- **Exercise data**:
= = =

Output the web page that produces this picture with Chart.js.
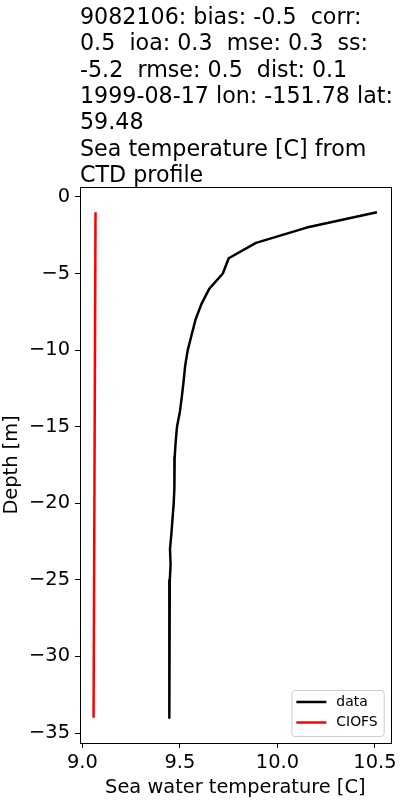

= = =

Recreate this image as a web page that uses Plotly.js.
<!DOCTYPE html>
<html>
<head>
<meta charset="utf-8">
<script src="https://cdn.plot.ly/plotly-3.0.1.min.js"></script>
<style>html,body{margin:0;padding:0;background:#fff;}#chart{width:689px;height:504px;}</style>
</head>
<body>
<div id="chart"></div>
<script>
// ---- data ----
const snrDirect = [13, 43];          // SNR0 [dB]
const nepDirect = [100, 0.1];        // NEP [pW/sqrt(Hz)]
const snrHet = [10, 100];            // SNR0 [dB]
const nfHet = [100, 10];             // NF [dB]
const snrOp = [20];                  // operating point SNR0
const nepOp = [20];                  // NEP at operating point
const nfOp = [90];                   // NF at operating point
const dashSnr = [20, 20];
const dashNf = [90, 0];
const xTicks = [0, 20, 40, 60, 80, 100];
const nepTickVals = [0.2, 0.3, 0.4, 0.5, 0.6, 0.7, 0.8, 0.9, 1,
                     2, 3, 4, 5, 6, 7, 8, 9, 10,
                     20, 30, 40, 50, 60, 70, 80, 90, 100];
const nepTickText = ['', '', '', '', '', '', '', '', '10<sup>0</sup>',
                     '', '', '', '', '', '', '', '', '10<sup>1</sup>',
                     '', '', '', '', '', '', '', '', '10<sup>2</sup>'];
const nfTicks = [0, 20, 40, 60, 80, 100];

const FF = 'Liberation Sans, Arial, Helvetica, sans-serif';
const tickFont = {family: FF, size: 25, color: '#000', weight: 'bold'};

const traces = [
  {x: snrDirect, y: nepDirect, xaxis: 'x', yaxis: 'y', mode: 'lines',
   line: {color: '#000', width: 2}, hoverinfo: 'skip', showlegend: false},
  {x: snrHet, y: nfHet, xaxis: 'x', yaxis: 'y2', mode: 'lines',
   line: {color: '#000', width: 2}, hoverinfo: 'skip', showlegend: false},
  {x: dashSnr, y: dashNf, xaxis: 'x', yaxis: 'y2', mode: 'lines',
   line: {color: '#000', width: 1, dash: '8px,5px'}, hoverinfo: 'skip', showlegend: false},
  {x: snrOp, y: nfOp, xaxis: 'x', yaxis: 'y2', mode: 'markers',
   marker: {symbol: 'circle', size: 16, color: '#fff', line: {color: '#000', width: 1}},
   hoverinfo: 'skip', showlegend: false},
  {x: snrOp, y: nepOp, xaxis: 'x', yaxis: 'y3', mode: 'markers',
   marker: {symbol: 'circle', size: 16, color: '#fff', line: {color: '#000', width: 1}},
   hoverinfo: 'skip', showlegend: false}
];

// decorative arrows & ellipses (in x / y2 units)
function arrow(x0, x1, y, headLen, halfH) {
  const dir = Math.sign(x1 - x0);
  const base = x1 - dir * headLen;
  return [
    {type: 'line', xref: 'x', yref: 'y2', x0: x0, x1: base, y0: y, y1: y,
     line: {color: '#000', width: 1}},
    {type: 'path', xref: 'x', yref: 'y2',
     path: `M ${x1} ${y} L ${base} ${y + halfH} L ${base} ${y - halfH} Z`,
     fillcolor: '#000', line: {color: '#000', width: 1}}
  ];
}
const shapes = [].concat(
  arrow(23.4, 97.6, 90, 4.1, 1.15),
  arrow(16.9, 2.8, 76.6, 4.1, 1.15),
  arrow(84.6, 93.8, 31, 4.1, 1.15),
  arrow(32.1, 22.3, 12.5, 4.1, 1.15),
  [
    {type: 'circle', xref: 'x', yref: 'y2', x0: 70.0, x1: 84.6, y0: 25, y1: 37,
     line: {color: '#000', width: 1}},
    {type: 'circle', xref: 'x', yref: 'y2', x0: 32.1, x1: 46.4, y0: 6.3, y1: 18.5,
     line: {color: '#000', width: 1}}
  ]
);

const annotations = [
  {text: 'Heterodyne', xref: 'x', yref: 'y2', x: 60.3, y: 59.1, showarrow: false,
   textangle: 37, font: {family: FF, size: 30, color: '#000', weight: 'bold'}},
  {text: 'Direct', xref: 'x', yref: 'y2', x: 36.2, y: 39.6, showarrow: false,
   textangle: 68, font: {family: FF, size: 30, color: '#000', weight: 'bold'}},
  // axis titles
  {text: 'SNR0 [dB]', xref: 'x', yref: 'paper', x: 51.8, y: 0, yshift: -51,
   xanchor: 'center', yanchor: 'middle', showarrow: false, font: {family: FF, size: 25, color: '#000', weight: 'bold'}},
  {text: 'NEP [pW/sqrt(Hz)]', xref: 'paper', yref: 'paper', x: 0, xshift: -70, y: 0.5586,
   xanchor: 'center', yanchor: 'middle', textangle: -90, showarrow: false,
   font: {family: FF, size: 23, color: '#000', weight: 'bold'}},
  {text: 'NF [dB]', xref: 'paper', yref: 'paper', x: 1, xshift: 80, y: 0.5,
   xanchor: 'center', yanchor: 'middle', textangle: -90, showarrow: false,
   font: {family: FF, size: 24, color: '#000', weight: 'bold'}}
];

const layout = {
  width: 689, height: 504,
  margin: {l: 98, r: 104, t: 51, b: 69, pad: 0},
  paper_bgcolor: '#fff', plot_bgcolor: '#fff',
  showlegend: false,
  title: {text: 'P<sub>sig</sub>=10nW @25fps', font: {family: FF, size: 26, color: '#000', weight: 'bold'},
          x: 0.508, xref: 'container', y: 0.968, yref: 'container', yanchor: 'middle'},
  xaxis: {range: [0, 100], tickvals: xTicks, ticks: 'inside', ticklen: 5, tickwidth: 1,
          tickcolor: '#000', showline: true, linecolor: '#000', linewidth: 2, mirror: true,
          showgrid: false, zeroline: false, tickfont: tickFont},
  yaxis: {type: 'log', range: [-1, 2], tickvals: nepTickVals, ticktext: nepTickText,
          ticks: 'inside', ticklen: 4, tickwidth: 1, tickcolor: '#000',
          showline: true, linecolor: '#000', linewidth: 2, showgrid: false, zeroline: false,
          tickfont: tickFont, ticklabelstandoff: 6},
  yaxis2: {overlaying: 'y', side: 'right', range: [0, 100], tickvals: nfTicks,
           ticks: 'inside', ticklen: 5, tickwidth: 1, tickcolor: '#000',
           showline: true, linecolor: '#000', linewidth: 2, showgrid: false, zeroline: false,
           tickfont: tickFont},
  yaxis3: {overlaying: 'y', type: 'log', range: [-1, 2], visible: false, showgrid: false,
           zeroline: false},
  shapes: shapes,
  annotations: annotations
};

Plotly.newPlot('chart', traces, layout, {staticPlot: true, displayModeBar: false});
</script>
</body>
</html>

= = =

- **Task instructions**: Find the string "this" in the entries above and return each line that holds it.

- **Completed exercise**:
Output the web page that produces this picture with Chart.js.
Recreate this image as a web page that uses Plotly.js.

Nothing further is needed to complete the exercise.